Where in the World … ?

I, MrAndrew47 [CC-BY-SA-3.0 (http://creativecommons.org/licenses/by-sa/3.0/)], via Wikimedia Commons
I, MrAndrew47 [CC-BY-SA-3.0 (http://creativecommons.org/licenses/by-sa/3.0/)], via Wikimedia Commons

“What are men to rocks and mountains?” (Jane Austen)

Ms. Austen had a flair for creating believable men AND mountains. On the other hand, although I love characters and dialogue, the weakest link in my writing is my ability to describe settings—whether they’re mountains or mole hills. My imagination focuses on my characters and tends to blur around them. I have to work to add settings into my stories.

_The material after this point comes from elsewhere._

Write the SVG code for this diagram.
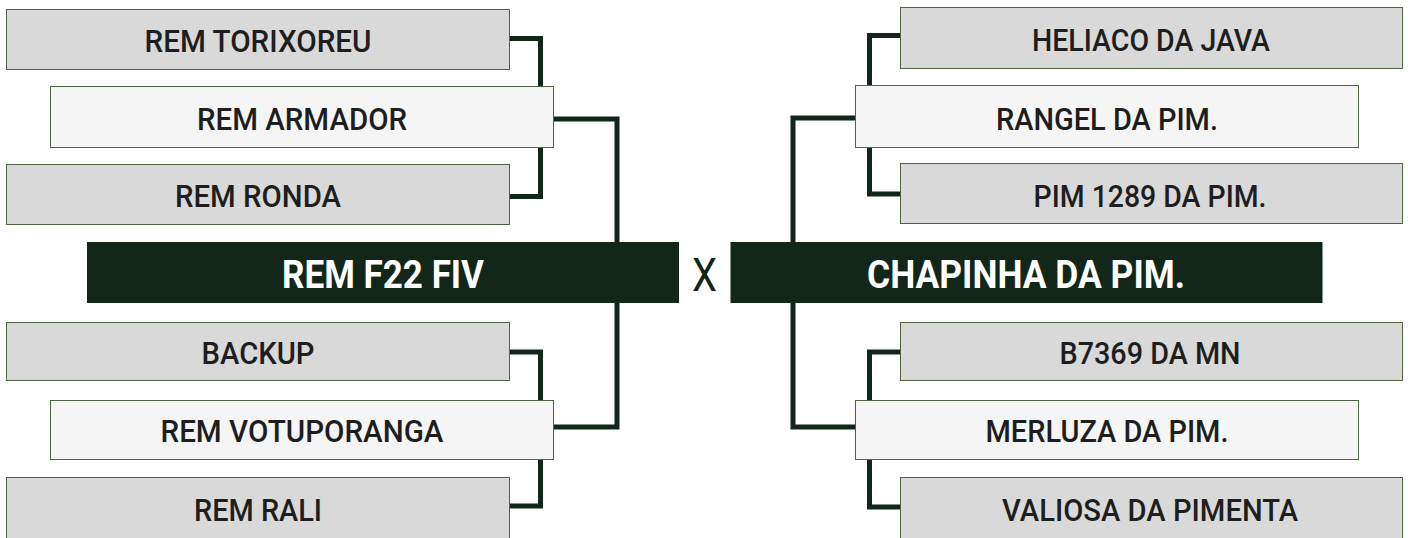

If your writing suffers from “setting deficiency,” here are four suggestions to create memorable settings that help me:

  1. Use Google Maps. It’s easier to describe something that actually exists. It helps to find locations on Google Maps that fit your setting. Get close enough to be in street view by pulling your desired location into the center of the map and clicking the “+” button until an actual picture of the street appears. When you are as close as possible, you can “drive” the very streets that you would like to describe, paying attention to interesting details. Since I like to outline my novels, I’ll take a screenshot of the scene I’d like to describe and paste it into my outline (by holding down “Shift” while pressing the “Prt Sc” key, then pasting the image into my outline document.) What if your setting doesn’t actually exist? Even fantasies and science fiction have familiar elements (like a government building or a castle) and those things do exist on this earth and can be seen by Google Maps. Then let your imagination create a few fantastical features.
  2. Find three elements of your setting to “point out” to the reader. In Jane Austen’s day, a description of a finely featured room, might take an entire page in a book. However, today’s readers don’t have that kind of patience. An author has to capture a setting in just a few sentences. It helps me to focus on only three critical characteristics of the setting, finding features that are significant to the plot. In your enthusiasm to add background, don’t overwhelm your reader with numerous unimportant details.
  3. Have your characters interact with the setting. You can slip in more than just three details about your location when your characters interact with the background.  Readers learn about a character’s surroundings when she sits on a bench, feels sand between her toes, or even steps in dog poop, and how she reacts with her setting helps us learn about a character’s personality. Don’t forget to use all your character’s senses, not just sight, as she lives in the world you create. The coolness of the marble bench, the salty taste of the ocean air, or the pungent stench on a shoe are integral to the whole description.
  4. Finally, when your story is finished and you are self-editing, make a separate editing pass, focusing only on setting. Make sure each scene is grounded in a location so that dialogue doesn’t happen in a vacuum. Then ask one of your beta readers to read do the same.

Spending time creating your setting is worth your time. Remember, if the picture in your head doesn’t make it onto paper, then it’s likely lost forever … which would be a pity, if the picture in your head is of majestic “rocks and mountains.”